- Born: 1616 England
- Died: 14 May 1676 (aged 59–60) Boston, Massachusetts Bay Colony
- Occupation: Bookseller

= Hezekiah Usher =

American bookseller (1616–1676)

Hezekiah Usher (1616 – 14 May 1676) was an English merchant in the Massachusetts Bay Colony. He was the first known bookseller in the British Colonies.

==Early life and career==
Usher was born in England in 1616, likely in Bednall Green.
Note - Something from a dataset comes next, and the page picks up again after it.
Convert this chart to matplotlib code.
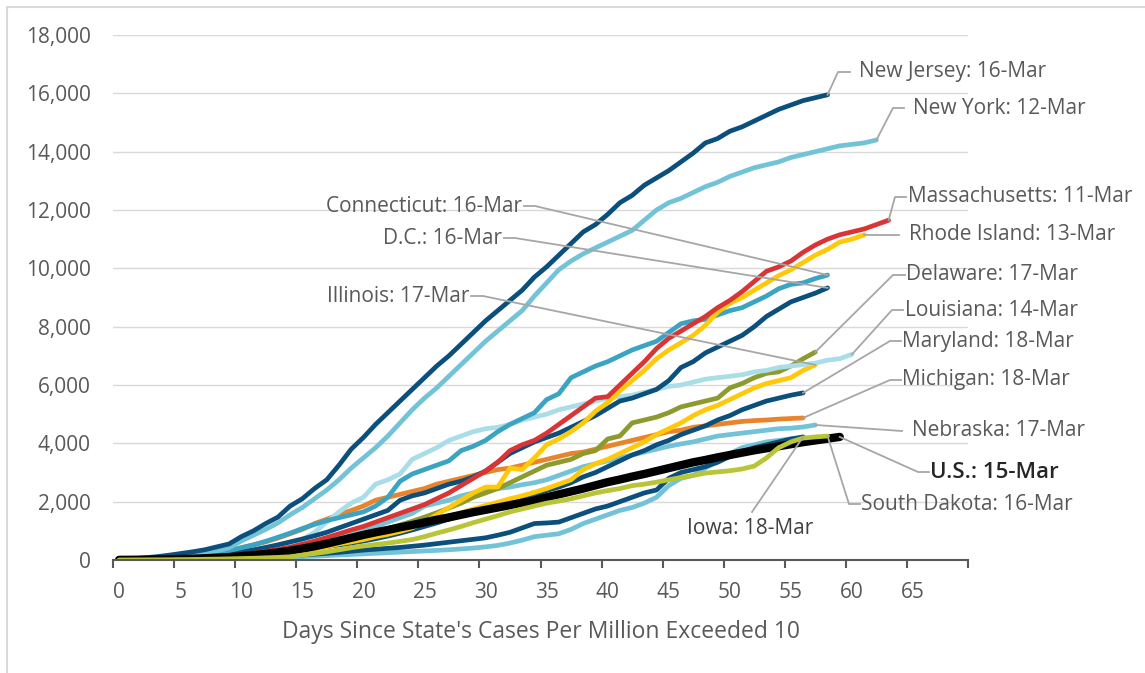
import matplotlib.pyplot as plt
from matplotlib.lines import Line2D
import numpy as np

plt.rcParams['font.family'] = ['Open Sans', 'DejaVu Sans']

# cases per million, by day since the state passed 10 per million
new_jersey = [20, 40, 70, 110, 160, 220, 280, 350, 450, 550,
              800, 1000, 1250, 1470, 1850, 2100, 2450, 2750, 3250, 3800,
              4200, 4650, 5050, 5450, 5850, 6250, 6650, 7000, 7400, 7800,
              8200, 8550, 8900, 9250, 9700, 10050, 10450, 10850, 11250, 11500,
              11850, 12250, 12500, 12850, 13100, 13350, 13650, 13950, 14300, 14450,
              14700, 14850, 15050, 15250, 15450, 15600, 15750, 15850, 15950]
new_york = [20, 30, 45, 65, 95, 130, 170, 230, 310, 420,
            650, 850, 1050, 1270, 1550, 1800, 2100, 2400, 2750, 3150,
            3500, 3850, 4250, 4700, 5150, 5550, 5900, 6300, 6700, 7100,
            7500, 7850, 8200, 8550, 9050, 9500, 9950, 10250, 10500, 10700,
            10900, 11100, 11300, 11650, 12000, 12250, 12400, 12600, 12800, 12950,
            13150, 13300, 13450, 13550, 13650, 13800, 13900, 14000, 14100, 14200,
            14250, 14300, 14400]
massachusetts = [10, 15, 20, 30, 40, 50, 70, 90, 110, 140,
                 180, 230, 290, 360, 440, 540, 650, 770, 900, 1030,
                 1150, 1300, 1450, 1600, 1750, 1900, 2100, 2300, 2550, 2800,
                 3050, 3350, 3750, 3950, 4100, 4350, 4650, 4950, 5250, 5550,
                 5600, 6000, 6400, 6800, 7250, 7600, 7850, 8100, 8350, 8650,
                 8900, 9200, 9550, 9900, 10050, 10250, 10550, 10800, 11000, 11150,
                 11250, 11350, 11500, 11650]
rhode_island = [5, 8, 10, 15, 20, 25, 35, 45, 60, 75,
                95, 120, 150, 190, 240, 300, 370, 450, 550, 620,
                700, 800, 880, 980, 1100, 1300, 1550, 1800, 2050, 2300,
                2500, 2500, 3150, 3100, 3500, 3950, 4150, 4400, 4700, 5100,
                5400, 5800, 6150, 6500, 6900, 7200, 7450, 7700, 8050, 8500,
                8800, 9000, 9250, 9500, 9750, 9950, 10200, 10450, 10650, 10900,
                11000, 11150]
connecticut = [10, 20, 30, 50, 70, 100, 140, 190, 250, 320,
               420, 520, 640, 780, 920, 1080, 1220, 1350, 1450, 1550,
               1650, 1850, 2150, 2700, 2950, 3100, 3250, 3400, 3750, 3900,
               4100, 4400, 4650, 4850, 5050, 5500, 5700, 6250, 6450, 6650,
               6800, 7000, 7200, 7350, 7500, 7800, 8100, 8200, 8250, 8400,
               8550, 8650, 8850, 9050, 9300, 9450, 9500, 9650, 9770]
dc = [10, 15, 25, 35, 50, 70, 100, 130, 170, 220,
      280, 350, 430, 520, 620, 720, 830, 950, 1100, 1250,
      1400, 1550, 1700, 2050, 2200, 2300, 2450, 2600, 2700, 2850,
      3050, 3350, 3650, 3850, 4050, 4200, 4350, 4550, 4750, 4950,
      5200, 5450, 5550, 5700, 5850, 6150, 6600, 6800, 7100, 7300,
      7500, 7700, 8000, 8350, 8600, 8850, 9000, 9150, 9330]
delaware = [5, 10, 15, 20, 30, 40, 50, 70, 90, 120,
            150, 190, 240, 290, 350, 420, 500, 580, 670, 760,
            860, 970, 1080, 1200, 1330, 1470, 1620, 1780, 1950, 2150,
            2300, 2450, 2650, 2850, 3050, 3250, 3350, 3450, 3650, 3750,
            4150, 4250, 4700, 4800, 4900, 5050, 5250, 5350, 5450, 5550,
            5900, 6050, 6250, 6400, 6450, 6650, 6900, 7130]
louisiana = [5, 8, 12, 18, 25, 35, 50, 70, 90, 120,
             160, 210, 280, 370, 500, 700, 950, 1300, 1650, 1950,
             2150, 2600, 2750, 2950, 3450, 3650, 3850, 4100, 4250, 4400,
             4500, 4550, 4650, 4800, 4900, 5000, 5150, 5250, 5350, 5450,
             5550, 5600, 5650, 5750, 5850, 5950, 6000, 6100, 6200, 6250,
             6300, 6350, 6450, 6500, 6600, 6650, 6700, 6750, 6850, 6900,
             7050]
illinois = [5, 8, 12, 18, 25, 35, 45, 60, 80, 100,
            130, 160, 200, 250, 300, 360, 430, 500, 580, 660,
            750, 850, 950, 1050, 1150, 1250, 1380, 1500, 1620, 1750,
            1870, 1980, 2100, 2200, 2320, 2450, 2600, 2750, 3100, 3300,
            3450, 3650, 3850, 4050, 4300, 4500, 4700, 4950, 5150, 5300,
            5500, 5700, 5900, 6050, 6150, 6250, 6500, 6690]
maryland = [5, 8, 12, 18, 25, 35, 45, 60, 80, 100,
            130, 160, 200, 240, 290, 340, 400, 460, 520, 580,
            650, 730, 820, 920, 1030, 1150, 1270, 1400, 1530, 1650,
            1780, 1900, 2000, 2100, 2230, 2380, 2500, 2650, 2850, 3000,
            3200, 3400, 3600, 3750, 3950, 4100, 4300, 4450, 4600, 4800,
            4950, 5150, 5300, 5450, 5550, 5650, 5730]
michigan = [10, 20, 35, 50, 70, 100, 140, 190, 260, 330,
            420, 520, 620, 750, 900, 1050, 1250, 1400, 1550, 1700,
            1850, 2050, 2150, 2250, 2350, 2450, 2600, 2700, 2800, 2900,
            3000, 3100, 3150, 3250, 3350, 3450, 3550, 3650, 3700, 3800,
            3900, 4000, 4100, 4200, 4300, 4400, 4450, 4550, 4600, 4650,
            4700, 4750, 4780, 4800, 4830, 4850, 4870]
nebraska = [5, 8, 12, 18, 25, 35, 50, 70, 90, 120,
            150, 190, 240, 300, 370, 450, 540, 640, 750, 870,
            1000, 1150, 1300, 1450, 1600, 1850, 1950, 2050, 2200, 2300,
            2400, 2450, 2500, 2580, 2650, 2750, 2900, 3050, 3200, 3300,
            3400, 3500, 3600, 3700, 3800, 3900, 3980, 4050, 4150, 4250,
            4300, 4350, 4400, 4450, 4500, 4520, 4560, 4630]
us = [5, 8, 12, 18, 25, 35, 45, 60, 80, 100,
      130, 170, 210, 260, 320, 390, 470, 560, 660, 760,
      860, 950, 1030, 1120, 1200, 1290, 1380, 1460, 1550, 1640,
      1720, 1800, 1880, 1960, 2040, 2150, 2250, 2350, 2450, 2560,
      2670, 2760, 2860, 2950, 3050, 3150, 3250, 3350, 3430, 3520,
      3600, 3680, 3760, 3830, 3900, 3970, 4040, 4100, 4160, 4220]
south_dakota = [2, 3, 5, 7, 10, 14, 18, 25, 30, 40,
                50, 60, 75, 90, 110, 170, 220, 280, 350, 420,
                480, 530, 580, 640, 700, 800, 920, 1030, 1150, 1280,
                1400, 1520, 1650, 1750, 1850, 1950, 2020, 2100, 2200, 2300,
                2380, 2450, 2550, 2600, 2670, 2750, 2830, 2900, 2980, 3020,
                3060, 3120, 3220, 3500, 3850, 4050, 4180, 4220, 4250]
iowa = [2, 3, 5, 8, 12, 18, 25, 35, 45, 60,
        75, 90, 110, 130, 150, 175, 200, 230, 260, 300,
        340, 370, 400, 430, 470, 510, 560, 610, 660, 710,
        760, 850, 950, 1100, 1250, 1270, 1300, 1450, 1600, 1750,
        1850, 2000, 2150, 2300, 2400, 2800, 3000, 3100, 3200, 3350,
        3550, 3700, 3850, 3950, 4050, 4150, 4220]
other_state = [2, 3, 5, 8, 10, 15, 20, 25, 30, 40,
               50, 60, 70, 85, 100, 115, 130, 150, 170, 190,
               210, 230, 250, 270, 290, 310, 330, 350, 380, 410,
               450, 500, 580, 680, 800, 850, 900, 1050, 1250, 1400,
               1550, 1700, 1800, 1950, 2150, 2550, 2800, 2900, 3150, 3400,
               3650, 3850, 3950, 4050, 4100, 4150, 4180]

navy = '#0B4F7C'
sky = '#72C3D7'
teal = '#3BA4C2'
pale = '#A9DDE8'
yellow = '#FFC90A'

# (values, colour, width, label)
series = [
    (other_state, sky, 3.4, None),
    (iowa, navy, 3.4, 'Iowa: 18-Mar'),
    (nebraska, sky, 3.4, 'Nebraska: 17-Mar'),
    (michigan, '#E8842C', 3.4, 'Michigan: 18-Mar'),
    (maryland, navy, 3.4, 'Maryland: 18-Mar'),
    (illinois, yellow, 3.4, 'Illinois: 17-Mar'),
    (delaware, '#8D9A2E', 3.4, 'Delaware: 17-Mar'),
    (louisiana, pale, 3.4, 'Louisiana: 14-Mar'),
    (dc, navy, 3.4, 'D.C.: 16-Mar'),
    (connecticut, teal, 3.4, 'Connecticut: 16-Mar'),
    (rhode_island, yellow, 3.4, 'Rhode Island: 13-Mar'),
    (massachusetts, '#D93436', 3.4, 'Massachusetts: 11-Mar'),
    (new_york, sky, 3.4, 'New York: 12-Mar'),
    (new_jersey, navy, 3.4, 'New Jersey: 16-Mar'),
    (us, 'black', 6, 'U.S.: 15-Mar'),
    (south_dakota, '#B9C437', 3.4, 'South Dakota: 16-Mar'),
]

# label placement in screen pixels: elbow point, end of short stub, text anchor
label_pos = {
    'New Jersey: 16-Mar': ((838, 72), (850, 72), (859, 'left')),
    'New York: 12-Mar': ((893, 108), (904, 108), (913, 'left')),
    'Massachusetts: 11-Mar': ((895, 197), (906, 197), (908, 'left')),
    'Rhode Island: 13-Mar': ((870, 235), (899, 235), (909, 'left')),
    'Delaware: 17-Mar': ((893, 275), (905, 275), (906, 'left')),
    'Louisiana: 14-Mar': ((892, 310), (903, 310), (905, 'left')),
    'Maryland: 18-Mar': ((890, 341), (901, 341), (902, 'left')),
    'Michigan: 18-Mar': ((890, 380), (901, 380), (902, 'left')),
    'Nebraska: 17-Mar': ((902, 431), (902, 431), (912, 'left')),
    'U.S.: 15-Mar': ((918, 472), (929, 472), (930, 'left')),
    'South Dakota: 16-Mar': ((849, 504), (860, 504), (861, 'left')),
    'Iowa: 18-Mar': ((752, 512), (752, 512), (750, 'center')),
    'Connecticut: 16-Mar': ((535, 206), (524, 206), (522, 'right')),
    'D.C.: 16-Mar': ((515, 238), (504, 238), (502, 'right')),
    'Illinois: 17-Mar': ((483, 296), (471, 296), (469, 'right')),
}

W, H = 1145, 673
fig = plt.figure(figsize=(W / 100, H / 100), dpi=100)
ax = fig.add_axes([113 / W, (H - 560) / H, 855 / W, 525 / H])

for values, color, lw, label in series:
    ax.plot(np.arange(len(values)), values, color=color, lw=lw,
            solid_capstyle='round', solid_joinstyle='round')

ax.set_xlim(-0.5, 69.5)
ax.set_ylim(0, 18000)
ax.set_yticks(range(0, 18001, 2000))
ax.set_yticklabels([f'{v:,}' for v in range(0, 18001, 2000)])
ax.set_xticks(range(0, 66, 5))
ax.set_xticks(np.arange(-0.5, 70, 5), minor=True)
ax.grid(axis='y', color='#D9D9D9', lw=1)
ax.set_axisbelow(True)
for s in ['top', 'right', 'left']:
    ax.spines[s].set_visible(False)
ax.spines['bottom'].set_color('#595959')
ax.spines['bottom'].set_linewidth(1.5)
ax.tick_params(axis='y', length=0, pad=16, labelsize=15, labelcolor='#595959')
ax.tick_params(axis='x', which='major', length=0, pad=16, labelsize=15, labelcolor='#595959')
ax.tick_params(axis='x', which='minor', length=6, width=1.5, color='#595959')
ax.set_xlabel("Days Since State's Cases Per Million Exceeded 10",
              fontsize=16.5, color='#595959', labelpad=12)

# leader lines and labels, drawn in pixel space
fig.canvas.draw()
for values, color, lw, label in series:
    if label is None:
        continue
    ex, ey = ax.transData.transform((len(values) - 1, values[-1]))
    (bx, by), (sx, sy), (tx, ha) = label_pos[label]
    by, sy = H - by, H - sy
    fig.add_artist(Line2D([ex, bx, sx], [ey, by, sy], transform=None,
                          color='#A6A6A6', lw=1.3, zorder=1))
    bold = label.startswith('U.S.')
    if label.startswith('Iowa'):
        fig.text(tx, by - 16, label, transform=None, ha='center', va='center',
                 fontsize=15, color='#404040')
    else:
        fig.text(tx, sy, label, transform=None, ha=ha, va='center',
                 fontsize=16 if bold else 15,
                 color='#262626' if bold else '#595959',
                 fontweight='semibold' if bold else 'normal')

# chart area border (left and top edges show)
fig.add_artist(Line2D([7, 7, W], [0, H - 7, H - 7], transform=None,
                      color='#D9D9D9', lw=1.5))

plt.savefig('out.png', dpi=100)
With his brother, Robert, he emigrated to Cambridge, Massachusetts Bay Colony, where he was living (at the corner of Dunster and Winthrop streets) and believed to be running a bookshop out of his home there by 1639.

He appears to have been functioning as both a bookseller and a publisher by 1648. In that year, evidence of his bookselling is to be found on the title page of a book of laws printed by the printing press in Cambridge which "are to be solde at the shop of Hezekiah Usher in Boston." Evidence of his publishing role appears on the title page of a new edition of the Psalms with the imprint "Cambridge: Printed for Hezekiah Usher, of Boston, 1648." Usher appears similarly on several other volumes in the 1650s and later, including what is believed to be the first book in America written for children, John Cotton's Spiritual Milk for Boston Babes (1656).

In the mid-17th century, Usher was a selectman in Boston. He had moved to the city, from across the Charles River, around 1645. He was living on "the north side of King Street, and opposite the Market Place, which was later the site of the Town House, and afterward the Old State House." The bookshop occupied the ground floor of his home.

==Personal life==
Usher married three times: to Frances, Elizabeth Symmes and Mary Alford. With Frances, he had three sons and two daughters. The sons included Hezekiah Jr. (born in 1639), and John (born in 1648). He had two children with his second wife, who died shortly after their marriage in 1652.

He was a member of Boston's Old South Meetinghouse.

==Death==
Usher died on 14 May 1676, aged 59 or 60; Hezekiah Jr. followed three years later. Hezekiah Sr. was interred in what became the Francis Tomb in Boston's King's Chapel Burying Ground. His widow, third wife Mary, remarried to Samuel Nowell of Charlestown.